*Exercise directions*: Emit a verbatim copy of the lines below from the line with "Output the Python" through the line with "dom_y = [(H - CY - R) / H, (H - CY + R) / H]", excluding pictures and everything outside that range.

*Extracted records*:

■ ■ ■ ■ ■

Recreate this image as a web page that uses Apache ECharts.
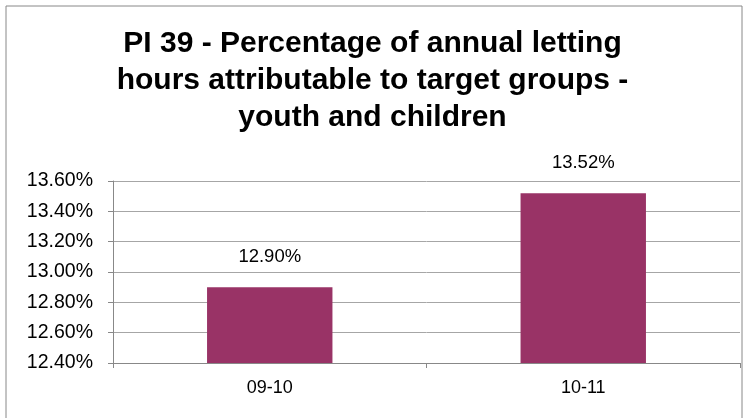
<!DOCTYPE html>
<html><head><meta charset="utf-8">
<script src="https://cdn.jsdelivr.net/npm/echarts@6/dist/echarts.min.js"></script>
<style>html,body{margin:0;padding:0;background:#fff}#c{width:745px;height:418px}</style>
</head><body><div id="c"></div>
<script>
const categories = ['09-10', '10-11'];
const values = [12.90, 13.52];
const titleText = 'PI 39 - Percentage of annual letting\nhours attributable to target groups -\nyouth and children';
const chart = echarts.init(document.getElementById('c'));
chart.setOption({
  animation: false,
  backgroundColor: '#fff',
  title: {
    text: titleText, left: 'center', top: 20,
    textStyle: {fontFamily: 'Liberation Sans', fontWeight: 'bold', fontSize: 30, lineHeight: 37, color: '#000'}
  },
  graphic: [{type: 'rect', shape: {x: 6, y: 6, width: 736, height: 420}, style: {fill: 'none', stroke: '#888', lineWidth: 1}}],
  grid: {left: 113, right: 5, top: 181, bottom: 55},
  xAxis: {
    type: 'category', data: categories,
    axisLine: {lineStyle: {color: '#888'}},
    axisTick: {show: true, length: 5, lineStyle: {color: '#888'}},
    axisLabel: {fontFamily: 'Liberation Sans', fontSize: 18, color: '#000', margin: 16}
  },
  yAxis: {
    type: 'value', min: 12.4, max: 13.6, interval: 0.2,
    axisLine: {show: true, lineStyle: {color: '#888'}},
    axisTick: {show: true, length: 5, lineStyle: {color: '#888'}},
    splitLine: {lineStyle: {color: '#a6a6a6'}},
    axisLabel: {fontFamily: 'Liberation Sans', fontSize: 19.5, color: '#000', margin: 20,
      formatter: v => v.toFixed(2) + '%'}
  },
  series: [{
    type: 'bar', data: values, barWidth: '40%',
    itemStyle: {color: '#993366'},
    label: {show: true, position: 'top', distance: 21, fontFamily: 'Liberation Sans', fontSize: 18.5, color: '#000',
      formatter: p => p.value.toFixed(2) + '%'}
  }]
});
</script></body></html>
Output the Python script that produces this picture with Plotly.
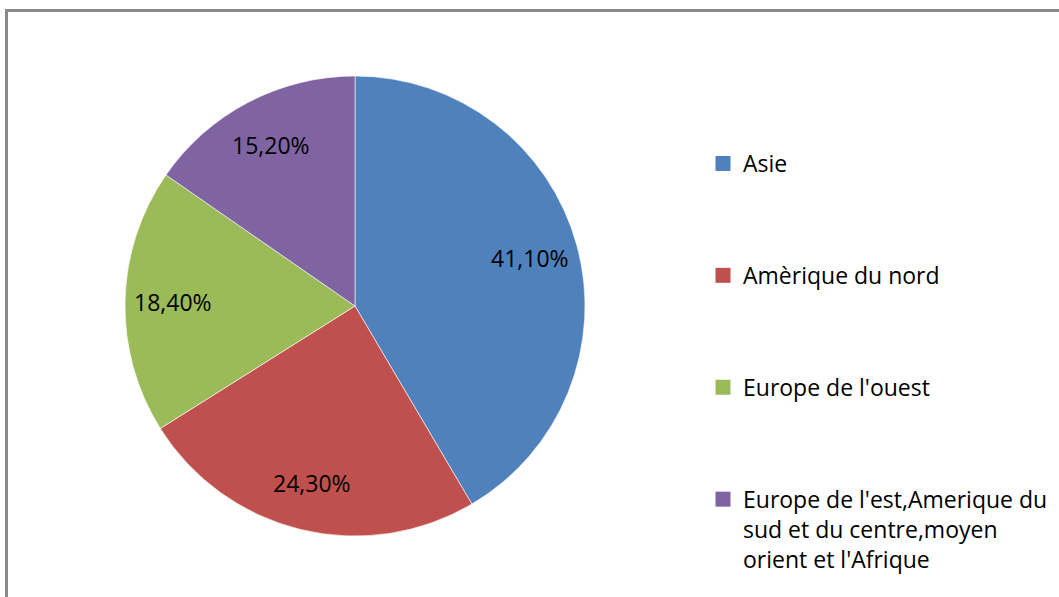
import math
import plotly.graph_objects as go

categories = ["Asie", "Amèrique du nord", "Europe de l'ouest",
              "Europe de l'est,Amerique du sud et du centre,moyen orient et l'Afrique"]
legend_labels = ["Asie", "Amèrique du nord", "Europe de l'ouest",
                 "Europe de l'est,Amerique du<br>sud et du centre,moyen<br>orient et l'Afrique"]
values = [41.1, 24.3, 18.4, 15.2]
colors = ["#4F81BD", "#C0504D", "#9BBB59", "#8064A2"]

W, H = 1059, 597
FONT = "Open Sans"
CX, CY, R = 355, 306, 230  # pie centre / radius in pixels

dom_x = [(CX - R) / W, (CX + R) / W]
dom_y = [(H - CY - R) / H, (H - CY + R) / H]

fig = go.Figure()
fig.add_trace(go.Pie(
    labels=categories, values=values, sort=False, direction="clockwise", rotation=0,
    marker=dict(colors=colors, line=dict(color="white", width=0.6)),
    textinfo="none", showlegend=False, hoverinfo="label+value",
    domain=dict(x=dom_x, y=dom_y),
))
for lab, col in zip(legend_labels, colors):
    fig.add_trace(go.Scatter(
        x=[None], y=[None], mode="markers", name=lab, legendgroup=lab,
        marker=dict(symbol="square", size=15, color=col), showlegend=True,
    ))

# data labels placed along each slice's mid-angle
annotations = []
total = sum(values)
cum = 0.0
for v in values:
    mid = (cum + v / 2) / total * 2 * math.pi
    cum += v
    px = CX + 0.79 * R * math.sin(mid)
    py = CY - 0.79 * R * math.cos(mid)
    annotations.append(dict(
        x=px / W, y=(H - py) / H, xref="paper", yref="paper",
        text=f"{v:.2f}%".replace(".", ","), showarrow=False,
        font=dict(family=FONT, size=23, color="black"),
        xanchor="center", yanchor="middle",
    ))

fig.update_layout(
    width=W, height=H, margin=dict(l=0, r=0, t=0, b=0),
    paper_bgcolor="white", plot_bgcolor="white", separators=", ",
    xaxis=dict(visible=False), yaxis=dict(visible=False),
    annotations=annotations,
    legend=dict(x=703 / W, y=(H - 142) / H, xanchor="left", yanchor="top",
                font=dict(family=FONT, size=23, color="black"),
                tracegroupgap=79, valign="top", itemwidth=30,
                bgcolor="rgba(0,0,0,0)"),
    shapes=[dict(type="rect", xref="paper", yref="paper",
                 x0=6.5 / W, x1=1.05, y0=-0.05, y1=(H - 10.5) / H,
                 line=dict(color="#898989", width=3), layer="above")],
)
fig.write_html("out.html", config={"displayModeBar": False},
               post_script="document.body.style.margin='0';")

■ ■ ■ ■ ■

*Reply*:
Output the Python script that produces this picture with Plotly.
import math
import plotly.graph_objects as go

categories = ["Asie", "Amèrique du nord", "Europe de l'ouest",
              "Europe de l'est,Amerique du sud et du centre,moyen orient et l'Afrique"]
legend_labels = ["Asie", "Amèrique du nord", "Europe de l'ouest",
                 "Europe de l'est,Amerique du<br>sud et du centre,moyen<br>orient et l'Afrique"]
values = [41.1, 24.3, 18.4, 15.2]
colors = ["#4F81BD", "#C0504D", "#9BBB59", "#8064A2"]

W, H = 1059, 597
FONT = "Open Sans"
CX, CY, R = 355, 306, 230  # pie centre / radius in pixels

dom_x = [(CX - R) / W, (CX + R) / W]
dom_y = [(H - CY - R) / H, (H - CY + R) / H]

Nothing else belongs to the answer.